Прислушались. Перешли на печи.
Мир призрачен. И нет беды большой, что призраки всё ближе, всё милее. Чужая жизнь становится своею. А собственная кажется чужой.
Так грустно осознать, что забвение, которое неизбежно становится уделом даже весьма достойных и вовсе не бесталанных авторов, естественно и закономерно. Лишь несколько одержимых книжников и профессиональных исследователей помнят забытые имена.
Тхоржевский оставил всего две строчки, но ведь оставил! Вот и сегодня нет-нет, а кто-нибудь произнесёт: «Лёгкой жизни я просил у Бога, лёгкой смерти надо бы просить». Кто знает Мея? Никто не задумается об участи этого выпивохи, а между тем это был даровитый и примечательный человек. Кто вспомнит поэта Ивана Никитина? Разве что только первую строчку «вырыта заступом яма глубокая…». Да, есть такая народная песня. Про Трефолева и вовсе не слышали.
– Голубчик, – скажет мне собеседник, – такие жалобы делают честь вашему сердцу, но не рассудку. Каждому времени – свои песни, у каждой песни своя пора. И память наша – это не склад, набитый позавчерашней трухой. Память имеет свои пределы и лишней ноши вместить не может. Хотите, чтоб она вам служила? Не нагружайте её чрезмерно.
И всё-таки пришлось убедиться: литература – это память. Когда она с возрастом стала слабеть, впал в уморительную зависимость от блокнотиков и записных книжек, способных поместиться в кармане.
И никогда с ними не расставался. Забыть не могу, как однажды вносил в свой махонький кондуит вдруг вспыхнувшее на перекрёстке не бог весть какое соображение.
Но был убеждён, что риск попасть под колёса не столь велик, как риск утратить – и безвозвратно – некстати блеснувший протуберанец.
Память обширна и многолика.
Есть утилитарная память – она сберегает лишь то, что нужно.
Есть избирательная память – помню лишь то, что важно и дорого.
И есть эмоциональная память – память поэтов и мазохистов, она сохраняет всё то, что томит и не даёт утихнуть боли.
Она безотчётна и своенравна. Её невозможно проверить алгеброй и приручить волевым усилием. Ей надо благодарно довериться.
Один из самых жгучих вопросов, одно из самых частых сомнений, тревожащих каждого литератора: может ли стать предметом художества политика и всякая деятельность, связанная с этой взрывчатой сферой?
Возможно ли сосуществование двух космосов, двух полновластных стихий?
Ответ не может быть однозначен.
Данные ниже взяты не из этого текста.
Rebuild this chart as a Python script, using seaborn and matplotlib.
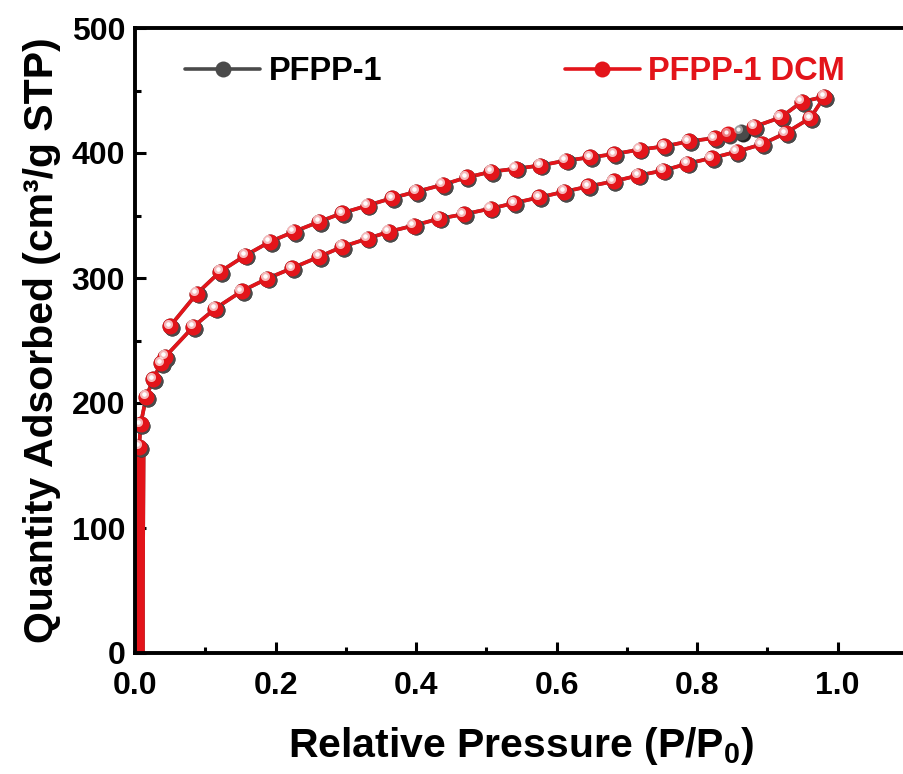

И сложен, и одновременно прост.
Если рассматривать политику как воплощение идеологии, как средство, подчинённое цели, как мину замедленного действия, то, разумеется, лучше всего её представят эфир и пресса, красноречивый язык публицистики.
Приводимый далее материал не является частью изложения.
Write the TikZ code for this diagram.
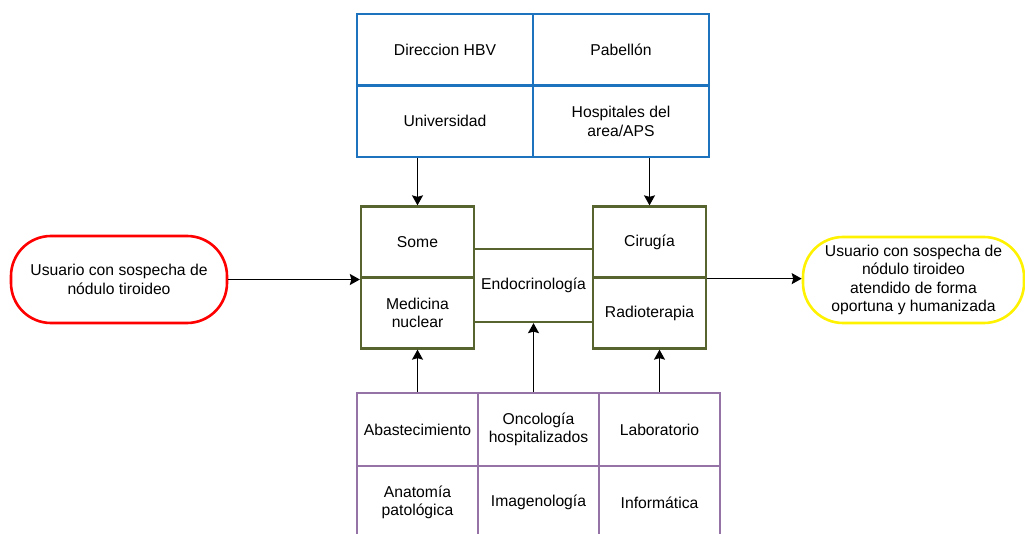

Искусства, рождённые на Парнасе, как уверяют его белоризцы, имеют особое назначение и молятся нездешним богам.
Шекспир недаром предпочитал писать о Гамлете и о Ричарде, но осмотрительно не заметил трагедии Марии Стюарт.
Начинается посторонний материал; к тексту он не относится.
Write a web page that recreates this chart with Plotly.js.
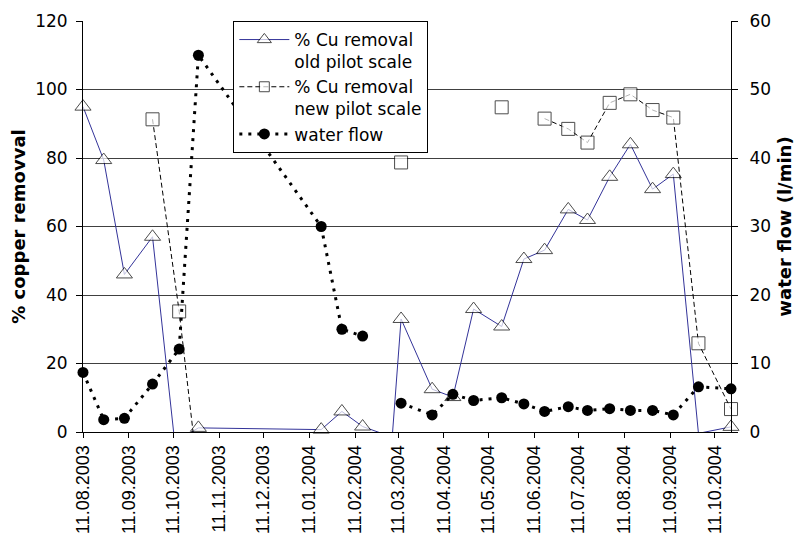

Он дорожил благосклонным вниманием рыжей девственницы на троне, и этот роскошный сюжет достался романтическому поэту, который родился в швабском городе на полтора столетия позже.
Наверно, великие столкновения должны отстояться и стать историей, чтобы однажды явиться вновь в произведениях искусства.
Не сомневаюсь, что в близком будущем талантливый молодой человек, прежде чем замахнуться на эпос, броситься в омут «романа века», отдаст свою неизбежную дань, переболеет драматургией и в поисках героя трагедии задумается об Иосифе Сталине.
Но если он сможет к нему отнестись как к историческому лицу, то я бы не смог на него взглянуть бесстрастными глазами писателя двадцать четвёртого столетия.
При нём я жил, хоронил умерщвлённых, я не способен к нему отнестись, как к Ричарду Глостеру или Макбету.
Когда я пишу, что мне не понять, чем лучше массовое убийство убийства одного человека, я думаю о кремлёвском горце – так окрестил его Мандельштам.
Я никогда не соглашусь, что тот, кто, не дрогнув, извёл, уничтожил почти миллион своих соотечественников, не злобный палач и кровавый преступник, а лидер и умелый хозяин.
Я не поверю, что время способно и даже вправе назвать злодея лишь историческим персонажем.
Нет, я не в силах к нему отнестись как к деятелю и как к хозяину. Я вижу, как ещё шевелится земля, под которой лежат его жертвы.